Like several parishes in the diocese, St. John Vianney Parish facilitates food distribution for Catholic Charities in collaboration with St. Vincent de Paul and Second Harvest Bank Food. That was the so-called "market "where I met Roberto and his friend. From that experience, it was evident that desperate families in today's economy frequently place their faith and hope in assistance programs like the one at which the chancery staff volunteered that afternoon.

 During these last years, I have struggled to define poverty and precisely define whom we are talking about when we discuss people experiencing poverty. I have learned that being hungry means more than just needing food. It means that you have exhausted your resources for basic needs.

During our day of service, Chancery volunteers served almost eight hundred families in two hours. Since Lent, the average number of those served at St. John Vianney has increased to 950 families weekly. The miraculous thing about the parish distribution is that everyone we served that day received something.

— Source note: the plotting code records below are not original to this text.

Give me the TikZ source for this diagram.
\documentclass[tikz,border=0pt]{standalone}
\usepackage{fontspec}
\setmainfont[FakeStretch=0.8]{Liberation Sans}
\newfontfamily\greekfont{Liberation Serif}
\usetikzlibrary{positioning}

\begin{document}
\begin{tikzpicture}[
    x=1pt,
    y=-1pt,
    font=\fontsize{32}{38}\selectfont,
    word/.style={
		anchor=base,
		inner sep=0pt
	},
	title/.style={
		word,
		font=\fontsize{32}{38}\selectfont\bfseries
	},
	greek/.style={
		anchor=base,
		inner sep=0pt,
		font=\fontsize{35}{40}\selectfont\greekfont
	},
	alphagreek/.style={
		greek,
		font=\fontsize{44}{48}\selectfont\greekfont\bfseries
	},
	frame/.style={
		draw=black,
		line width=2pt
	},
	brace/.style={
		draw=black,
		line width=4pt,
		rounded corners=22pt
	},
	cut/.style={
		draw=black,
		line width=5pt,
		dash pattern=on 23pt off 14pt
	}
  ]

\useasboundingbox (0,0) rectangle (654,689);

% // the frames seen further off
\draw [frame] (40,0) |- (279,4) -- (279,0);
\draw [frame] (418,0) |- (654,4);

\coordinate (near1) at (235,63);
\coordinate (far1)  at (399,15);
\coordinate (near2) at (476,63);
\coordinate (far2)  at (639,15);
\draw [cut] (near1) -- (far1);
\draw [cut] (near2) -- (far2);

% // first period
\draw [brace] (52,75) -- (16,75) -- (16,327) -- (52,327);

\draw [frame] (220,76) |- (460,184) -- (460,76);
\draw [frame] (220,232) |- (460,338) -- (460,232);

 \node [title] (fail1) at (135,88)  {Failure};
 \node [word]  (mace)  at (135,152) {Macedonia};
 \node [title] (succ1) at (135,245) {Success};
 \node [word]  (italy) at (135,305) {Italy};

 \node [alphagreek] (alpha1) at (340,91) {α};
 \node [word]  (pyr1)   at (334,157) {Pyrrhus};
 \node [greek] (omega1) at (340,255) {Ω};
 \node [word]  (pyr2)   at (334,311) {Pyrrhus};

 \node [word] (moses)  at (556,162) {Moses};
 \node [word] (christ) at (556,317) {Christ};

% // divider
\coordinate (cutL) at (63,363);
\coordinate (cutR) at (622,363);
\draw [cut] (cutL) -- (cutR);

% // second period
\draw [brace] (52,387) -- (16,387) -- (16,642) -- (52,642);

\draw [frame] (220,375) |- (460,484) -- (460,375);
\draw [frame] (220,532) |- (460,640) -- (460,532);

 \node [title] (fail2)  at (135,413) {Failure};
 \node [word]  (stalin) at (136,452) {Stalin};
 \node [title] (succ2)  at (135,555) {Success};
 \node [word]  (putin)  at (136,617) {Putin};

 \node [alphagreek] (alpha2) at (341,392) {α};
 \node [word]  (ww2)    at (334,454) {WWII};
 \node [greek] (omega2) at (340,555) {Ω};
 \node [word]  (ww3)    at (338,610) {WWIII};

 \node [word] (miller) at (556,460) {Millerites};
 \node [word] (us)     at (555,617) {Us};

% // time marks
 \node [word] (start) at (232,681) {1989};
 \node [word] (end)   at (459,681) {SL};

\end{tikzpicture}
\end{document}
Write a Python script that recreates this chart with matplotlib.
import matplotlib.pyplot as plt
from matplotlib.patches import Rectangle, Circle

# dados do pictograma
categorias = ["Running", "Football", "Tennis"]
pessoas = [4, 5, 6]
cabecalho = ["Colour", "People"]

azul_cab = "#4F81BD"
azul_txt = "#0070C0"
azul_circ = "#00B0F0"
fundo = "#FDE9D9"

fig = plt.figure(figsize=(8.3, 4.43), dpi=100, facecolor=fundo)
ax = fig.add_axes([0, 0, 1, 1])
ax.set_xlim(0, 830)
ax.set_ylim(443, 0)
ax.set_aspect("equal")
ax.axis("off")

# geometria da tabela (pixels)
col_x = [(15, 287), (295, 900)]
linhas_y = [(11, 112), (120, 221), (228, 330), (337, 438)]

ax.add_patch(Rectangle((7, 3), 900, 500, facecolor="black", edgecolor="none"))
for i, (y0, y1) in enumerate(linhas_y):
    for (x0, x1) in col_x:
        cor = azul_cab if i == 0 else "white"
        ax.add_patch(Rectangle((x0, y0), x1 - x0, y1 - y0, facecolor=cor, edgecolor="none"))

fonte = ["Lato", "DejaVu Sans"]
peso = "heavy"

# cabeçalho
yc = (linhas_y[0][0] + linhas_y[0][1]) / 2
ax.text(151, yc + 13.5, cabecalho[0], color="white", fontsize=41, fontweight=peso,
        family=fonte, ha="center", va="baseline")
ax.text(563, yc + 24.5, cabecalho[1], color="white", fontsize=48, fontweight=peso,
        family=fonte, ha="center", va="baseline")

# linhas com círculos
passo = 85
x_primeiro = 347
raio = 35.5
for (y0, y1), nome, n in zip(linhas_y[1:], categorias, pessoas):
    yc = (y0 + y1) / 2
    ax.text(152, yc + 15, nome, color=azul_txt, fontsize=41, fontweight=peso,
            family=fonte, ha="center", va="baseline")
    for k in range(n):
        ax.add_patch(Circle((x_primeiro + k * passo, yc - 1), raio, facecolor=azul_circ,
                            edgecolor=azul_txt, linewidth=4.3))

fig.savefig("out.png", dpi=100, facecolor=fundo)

Jesus performed a miracle during our service day by taking food donations and making sure the people were fed, like in the miracle of the multiplication of the loaves in the gospel of Matthew.

I am left wondering how we can encounter and imitate   the Jesus of the hungry and thirsty beyond meeting physical needs. This same Jesus breaks Himself into a piece of bread and gives Himself into a cup of wine in the Eucharist to feed my spiritual hunger. How can we imitate this Eucharistic reality in our spiritual lives? Roberto not only sought physical but spiritual as well. As a lifelong Catholic, he asked about the Holy Week services because he knew Easter was approaching.

He shared, "I grew up Catholic, attending mass and celebrating the Via Crucis or Way of the Cross of Jesus." It struck me that, despite all of the adversity he currently faces, his smile and his bright eyes revealed a true also hunger for the Lord. He and the families we served are already walking their own Via Cruces, or the Way of the Cross. He felt vulnerable, but it seemed to me that his happiness was greater than his afflictions. I invited both Roberto and his friend to worship at St. John Vianney.

Like the many other people at the market, Roberto presented me with an opportunity for the poignant encounter with Jesus. I have come to understand, based on that encounter, that the Church, the mystical Body of Christ, is not going to save the poor so much as it is the poor who will save us if only we allow ourselves to be conquered by the divine love of Jesus with them, for them and for ourselves. Thank you, Jesus, for finding me and showing me your Love once again!